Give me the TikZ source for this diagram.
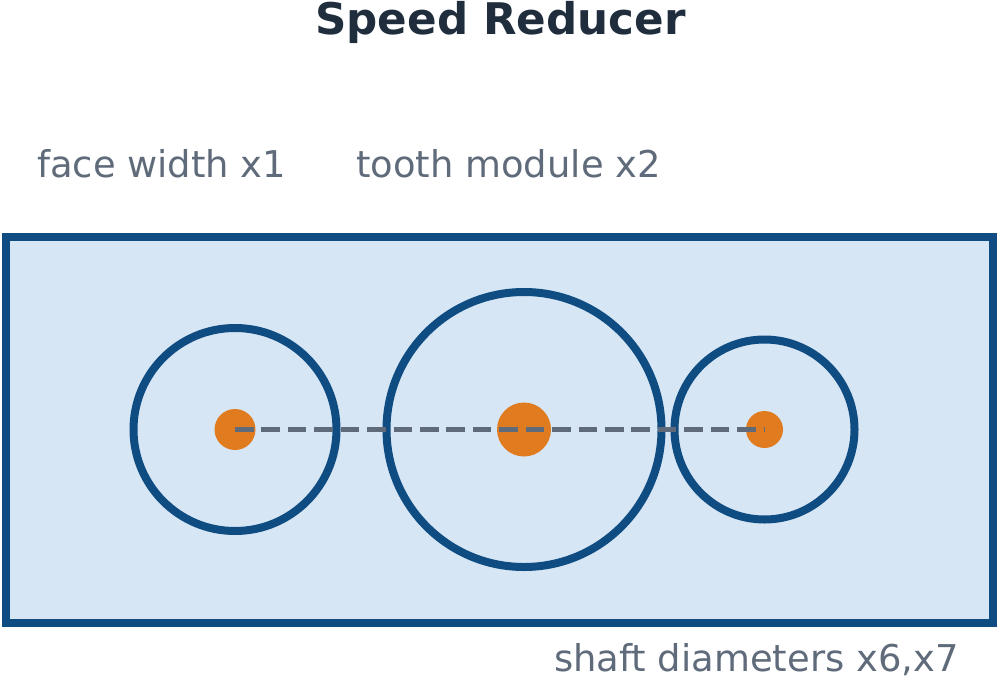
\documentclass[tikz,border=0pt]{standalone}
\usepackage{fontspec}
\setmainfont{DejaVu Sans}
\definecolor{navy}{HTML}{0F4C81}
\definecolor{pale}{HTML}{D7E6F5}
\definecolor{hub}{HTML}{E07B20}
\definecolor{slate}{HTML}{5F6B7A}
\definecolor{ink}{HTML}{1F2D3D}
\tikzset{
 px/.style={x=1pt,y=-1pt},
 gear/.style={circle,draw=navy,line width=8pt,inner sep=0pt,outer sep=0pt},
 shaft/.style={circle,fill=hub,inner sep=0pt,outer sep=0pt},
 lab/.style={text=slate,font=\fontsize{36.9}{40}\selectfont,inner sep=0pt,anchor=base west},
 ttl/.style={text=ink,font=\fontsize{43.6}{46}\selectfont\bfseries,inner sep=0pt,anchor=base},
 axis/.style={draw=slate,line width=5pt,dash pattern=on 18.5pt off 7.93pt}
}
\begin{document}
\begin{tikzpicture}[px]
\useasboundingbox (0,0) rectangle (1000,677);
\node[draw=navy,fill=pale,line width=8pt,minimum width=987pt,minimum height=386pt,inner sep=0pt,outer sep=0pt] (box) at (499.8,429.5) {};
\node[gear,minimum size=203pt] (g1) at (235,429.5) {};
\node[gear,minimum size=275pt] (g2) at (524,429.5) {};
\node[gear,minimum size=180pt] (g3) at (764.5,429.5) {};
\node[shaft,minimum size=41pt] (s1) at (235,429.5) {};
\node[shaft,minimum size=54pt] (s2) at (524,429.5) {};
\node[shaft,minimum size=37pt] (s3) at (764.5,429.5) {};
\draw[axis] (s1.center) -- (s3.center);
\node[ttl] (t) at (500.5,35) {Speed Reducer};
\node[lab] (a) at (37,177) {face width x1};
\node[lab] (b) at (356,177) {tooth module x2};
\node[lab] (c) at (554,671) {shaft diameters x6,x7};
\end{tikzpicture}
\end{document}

◆ ◆ ◆ ◆ ◆ ◆ ◆

- **WHAT IS BEING ASKED**
Repeat the material above in full and exactly, omitting the pictures.

- **RESPONSE BELOW**
Give me the TikZ source for this diagram.
\documentclass[tikz,border=0pt]{standalone}
\usepackage{fontspec}
\setmainfont{DejaVu Sans}
\definecolor{navy}{HTML}{0F4C81}
\definecolor{pale}{HTML}{D7E6F5}
\definecolor{hub}{HTML}{E07B20}
\definecolor{slate}{HTML}{5F6B7A}
\definecolor{ink}{HTML}{1F2D3D}
\tikzset{
 px/.style={x=1pt,y=-1pt},
 gear/.style={circle,draw=navy,line width=8pt,inner sep=0pt,outer sep=0pt},
 shaft/.style={circle,fill=hub,inner sep=0pt,outer sep=0pt},
 lab/.style={text=slate,font=\fontsize{36.9}{40}\selectfont,inner sep=0pt,anchor=base west},
 ttl/.style={text=ink,font=\fontsize{43.6}{46}\selectfont\bfseries,inner sep=0pt,anchor=base},
 axis/.style={draw=slate,line width=5pt,dash pattern=on 18.5pt off 7.93pt}
}
\begin{document}
\begin{tikzpicture}[px]
\useasboundingbox (0,0) rectangle (1000,677);
\node[draw=navy,fill=pale,line width=8pt,minimum width=987pt,minimum height=386pt,inner sep=0pt,outer sep=0pt] (box) at (499.8,429.5) {};
\node[gear,minimum size=203pt] (g1) at (235,429.5) {};
\node[gear,minimum size=275pt] (g2) at (524,429.5) {};
\node[gear,minimum size=180pt] (g3) at (764.5,429.5) {};
\node[shaft,minimum size=41pt] (s1) at (235,429.5) {};
\node[shaft,minimum size=54pt] (s2) at (524,429.5) {};
\node[shaft,minimum size=37pt] (s3) at (764.5,429.5) {};
\draw[axis] (s1.center) -- (s3.center);
\node[ttl] (t) at (500.5,35) {Speed Reducer};
\node[lab] (a) at (37,177) {face width x1};
\node[lab] (b) at (356,177) {tooth module x2};
\node[lab] (c) at (554,671) {shaft diameters x6,x7};
\end{tikzpicture}
\end{document}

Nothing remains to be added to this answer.